All in all, then, this campaign has so far offered the least substantive differences between the candidates since the races between Eisenhower and Stevenson in the 1950s. The fifties were widely hailed as an age of consensus and of the demise of ideological politics. Are we now, forty years later, restored to such a condition? It is most unlikely.

When commentators in the fifties spoke of the end of ideology, they did so in contrast to the 1930s, the most ideological period in American history. Because of the Great Depression, that decade skewed politics sharply to the left: Franklin Roosevelt was the most liberal of all our Presidents, and even so he was attacked as vehemently from the left as from the right. For the first time in our history, socialism seemed-if mainly among intellectuals-a genuine political option.

But postwar prosperity and the rise of the Cold War brought a quick end to the socialist flirtation. At the same time, Republicans made their peace with the New Deal reforms and entered on an extended "me-too" period: they would govern like the Democrats, only more efficiently.

Now we have me-tooism in reverse. After a lurch back to the left in the 1960s, American politics has moved steadily to the right, and Democrats today implicitly concede that Great Society liberalism is dead and conservative Republicanism has established the terms of political discourse. Clinton says in effect that he will govern like the Republicans, only (somewhat) more humanely.

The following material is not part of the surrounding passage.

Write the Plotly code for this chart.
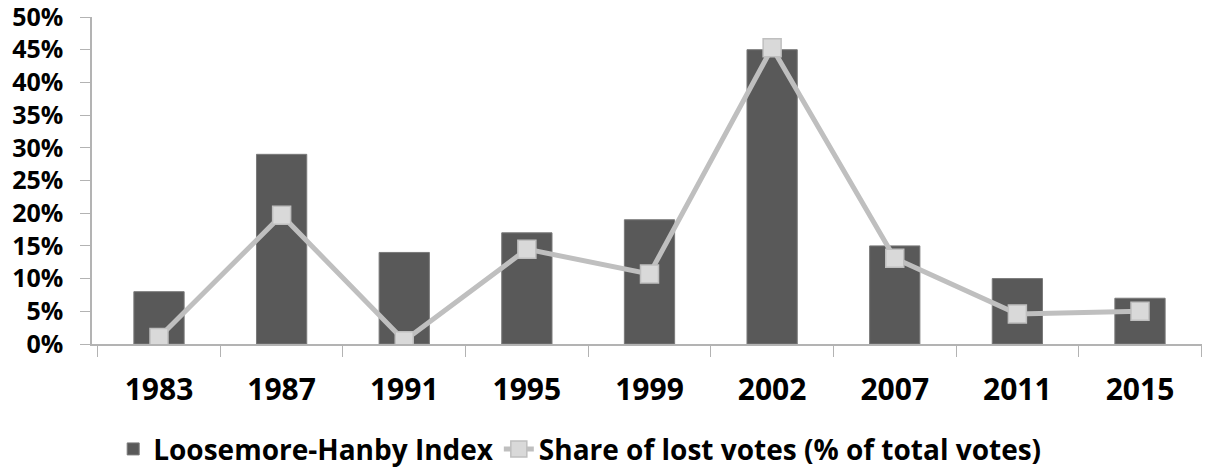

But the nineties are not simply a mirror image of the fifties. A majority of Republicans in that earlier decade had genuinely come to terms with the changes wrought by the New Deal: the Eisenhower wing of the party held the upper hand over the Robert Taft conservatives. Today's Democrats, by contrast, go along with Clinton's concessions to the right because they have no real choice. He's the candidate, and besides his poll numbers are currently very high. But most party activists hate what he has done, especially on the welfare issue, and while they may for the moment suffer mostly in silence, they have not forsaken the true liberal faith.

It may be, of course, that Clinton's apparent success will persuade the liberals to change their mind and recognize that their only near-term hope of reclaiming the political ascendancy is to adopt his flexible centrism (or, as others might put it, his cynical opportunism). The more likely scenario, however, is that once the present campaign is over the struggle for the Democratic soul will resume in earnest. And the Republicans, for their part, will resume acting like the conservatives they are rather than the warm-and-fuzzy moderates who predominated in San Diego.

The two parties, in their respective centers of gravity, maintain a genuine distance from each other on economic and social issues alike. They are not at all Tweedledum and Tweedledee. It is only immediate perceived political necessities, on both sides, that make things appear otherwise. After November 5-and perhaps even before-look for our current end of ideology to come abruptly to an end.